How Orthogonal is LoRa Modulation?

Abstract

In this article, we provide, for the first time, a comprehensive understanding of long-range (LoRa) waveform theory in order to quantify its orthogonality. We present LoRa waveform expressions in continuous- and discrete-time domains, and analyze measures of orthogonality between different LoRa spreading factors (SFs) through cross-correlation functions. The cross-correlation functions are analytically expressed in a general form and they account for diverse configuration parameters (bandwidth, SF, etc.) and different cases of signal displacements (time delay shift, frequency shift, etc.). We quantify their mean and maximum in all time domains. We highlight the impact of the temporal displacement and different bandwidths. The general result is that LoRa modulation is nonorthogonal. First, we observe that for same bandwidths, the largest maximum cross-correlation happens for same SF and is equal to 100% due to same symbols; whereas for different bandwidths, the largest maximum cross-correlation is no longer observed at the same SF. Second, the maximum cross-correlation is less than 26% between different SFs, is higher for closer SFs, and decreases as the difference between SFs increases.
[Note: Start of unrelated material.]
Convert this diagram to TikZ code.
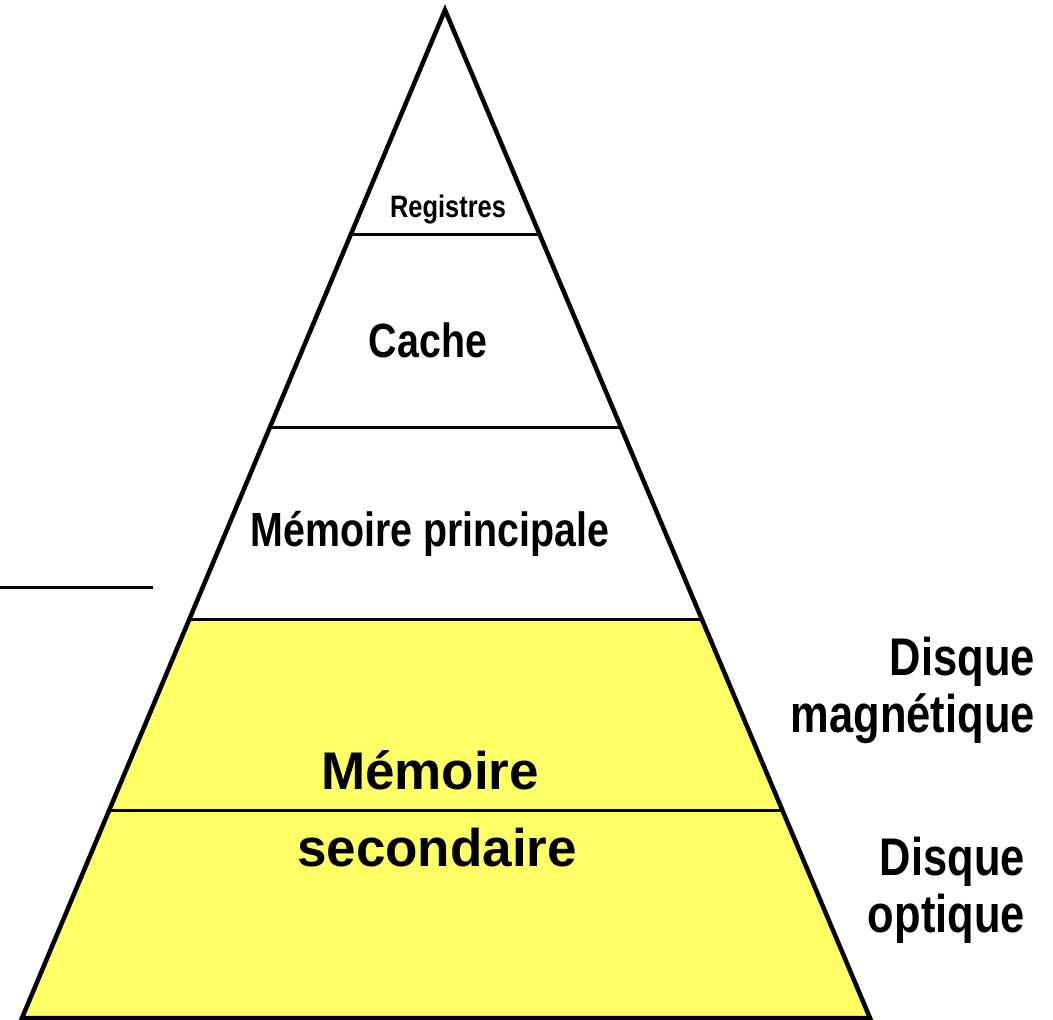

After downchirping, the maximum cross-correlation increases and the mean decreases compared to those before downchirping. Moreover, the maximum cross-correlation is insignificantly impacted by the temporal delay, which makes it valid to adopt for the performance analysis of both synchronous and asynchronous systems. Finally, we analyze by simulating the bit error probability statistics for different bandwidth ratios and highlighting their correlated behavior with the insights obtained from the maximum cross-correlation expressions.